South Point Mall
- Location: McDonough, Georgia
- Coordinates: 33°25′24″N 84°11′19″W﻿ / ﻿33.42333°N 84.18862°W
- Opened: 2008
- Developer: South Point Retail Partners
- Management: South Point Retail Partners
- Owner: South Point Retail Partners
- Stores: 57
- Anchor tenants: 9 (when complete)
- Floor area: 600,000 sq ft (56,000 m^{2})
- Parking: 2,758
- Website: southpointretail.com

= South Point (shopping mall) =

Shopping mall in McDonough, Georgia, United States

South Point is a shopping center in McDonough, Georgia. The mall opened in 2008 with JCPenney and Kohl's.

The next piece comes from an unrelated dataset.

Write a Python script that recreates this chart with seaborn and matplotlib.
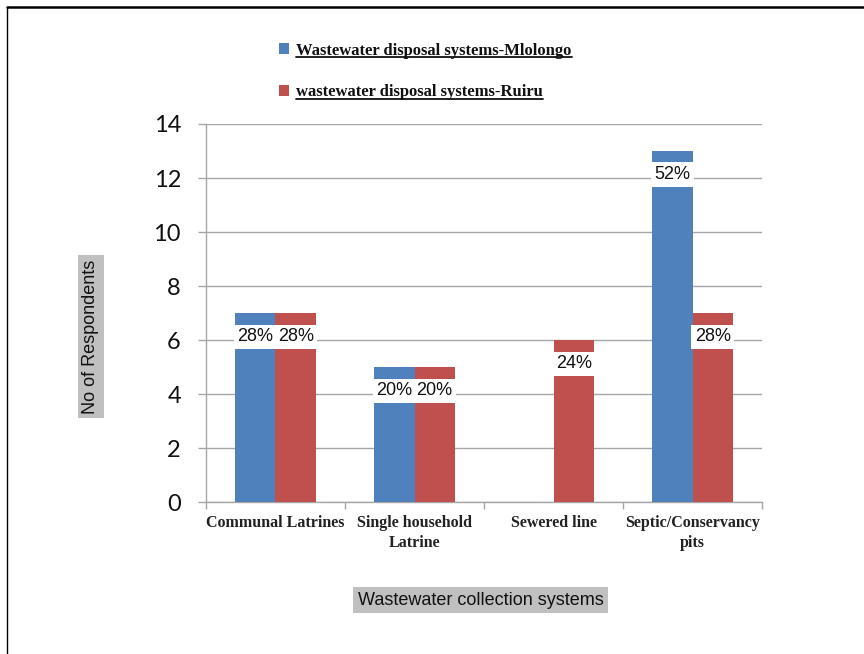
import matplotlib
matplotlib.use("Agg")
import matplotlib.pyplot as plt
from matplotlib.lines import Line2D
from matplotlib.patches import Patch
import seaborn as sns
import pandas as pd

# Survey counts per wastewater collection system
categories = ["Communal Latrines", "Single household\nLatrine", "Sewered line", "Septic/Conservancy\npits"]
mlolongo = [7, 5, 0, 13]
ruiru = [7, 5, 6, 7]
series_names = ["Wastewater disposal systems-Mlolongo", "wastewater disposal systems-Ruiru"]
colors = ["#4F81BD", "#C0504D"]
y_ticks = [0, 2, 4, 6, 8, 10, 12, 14]

df = pd.DataFrame({
    "system": categories * 2,
    "count": mlolongo + ruiru,
    "site": [series_names[0]] * len(categories) + [series_names[1]] * len(categories),
})

sns.set_theme(style="white")
plt.rcParams["font.family"] = ["Liberation Sans", "DejaVu Sans"]

fig = plt.figure(figsize=(8.64, 6.54), dpi=100)
ax = fig.add_axes([0.2384, 0.2324, 0.6436, 0.578])

sns.barplot(data=df, x="system", y="count", hue="site", order=categories,
            hue_order=series_names, palette=colors, width=0.58, gap=0,
            saturation=1, errorbar=None, legend=False, ax=ax, zorder=3)
for p in ax.patches:
    p.set_edgecolor("none")

ax.set_ylim(0, 14)
ax.set_yticks(y_ticks)
ax.set_xlim(-0.5, len(categories) - 0.5)
ax.yaxis.grid(True, color="#a6a6a6", linewidth=1, zorder=0)
ax.set_axisbelow(True)
for side in ["top", "right"]:
    ax.spines[side].set_visible(False)
for side in ["left", "bottom"]:
    ax.spines[side].set_color("#a6a6a6")
    ax.spines[side].set_linewidth(1)

# category boundaries as x tick marks, labels centred under groups
ax.set_xticks([i for i in range(len(categories))])
ax.set_xticklabels(categories, fontfamily="Liberation Serif", fontweight="bold",
                   fontsize=11.5, color="#222222", linespacing=1.4)
ax.set_xticks([i - 0.5 for i in range(len(categories) + 1)], minor=True)
ax.tick_params(axis="x", which="major", length=0, pad=9)
ax.tick_params(axis="x", which="minor", length=5, color="#a6a6a6", width=1, direction="out")
ax.tick_params(axis="y", length=6, color="#a6a6a6", width=1, direction="out",
               labelsize=17, pad=12, labelcolor="#111111")
for lbl in ax.get_yticklabels():
    lbl.set_fontfamily(["Lato", "DejaVu Sans"])
ax.tick_params(axis="both", bottom=True, left=True, which="both")
ax.set_xlabel("")
ax.set_ylabel("")

# percentage labels in white boxes just below the bar tops
for container, vals in zip(ax.containers, [mlolongo, ruiru]):
    total = sum(vals)
    for bar, v in zip(container, vals):
        if v <= 0:
            continue
        ax.annotate(f"{round(v / total * 100)}%",
                    (bar.get_x() + bar.get_width() / 2, bar.get_height()),
                    xytext=(0, -17), textcoords="offset points",
                    ha="center", va="center", fontsize=13, color="#111111",
                    bbox=dict(boxstyle="square,pad=0.2", fc="white", ec="none"),
                    zorder=5)

# axis titles with grey backgrounds
fig.text(0.105, 0.485, "No of Respondents", rotation=90, ha="center", va="center",
         fontsize=13, color="#111111",
         bbox=dict(boxstyle="square,pad=0.25", fc="#c0c0c0", ec="none"))
fig.text(0.556, 0.082, "Wastewater collection systems", ha="center", va="center",
         fontsize=13, color="#111111",
         bbox=dict(boxstyle="square,pad=0.25", fc="#c0c0c0", ec="none"))

# legend at the top, underlined bold serif entries
handles = [Patch(facecolor=c, edgecolor="none") for c in colors]
leg = fig.legend(handles, series_names, loc="upper left", bbox_to_anchor=(0.315, 0.945),
                 frameon=False, handlelength=0.6, handleheight=0.6, handletextpad=0.45,
                 labelspacing=1.55, borderaxespad=0,
                 prop={"family": "Liberation Serif", "weight": "bold", "size": 12})
for t in leg.get_texts():
    t.set_color("#111111")

fig.canvas.draw()
inv = fig.transFigure.inverted()
for t in leg.get_texts():
    bb = t.get_window_extent()
    (x0, y0), (x1, _) = inv.transform([(bb.x0, bb.y0), (bb.x1, bb.y1)])
    fig.add_artist(Line2D([x0, x1], [y0 + 0.003, y0 + 0.003], color="#111111",
                          linewidth=1.3, transform=fig.transFigure))

# outer frame (top and left edges)
fig.add_artist(Line2D([0.008, 1.0], [0.989, 0.989], color="black", linewidth=1.8,
                      transform=fig.transFigure))
fig.add_artist(Line2D([0.008, 0.008], [0.0, 0.989], color="black", linewidth=1.0,
                      transform=fig.transFigure))

fig.savefig("out.png", dpi=100, facecolor="white")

Hobby Lobby and Hilton Garden Inn joined the tenant mix in 2009 and shortly after Academy Sports + Outdoors. Since opening their doors, these stores have repeatedly ranked as top performing in the region, drawing shoppers from as far away as 30 mile.

TJ Maxx, Toys "R" Us and Haverty's were all confirmed and opened as anchors in 2012. Other stores that opened over the past couple years include Ulta Beauty, Party City, and Five Below. Rooms to Go began construction in the 4th quarter of 2013 and have plans to open by the late summer of 2014. Freddy’s announced that they would be building a new restaurant in the center with a planned opening of May 2014.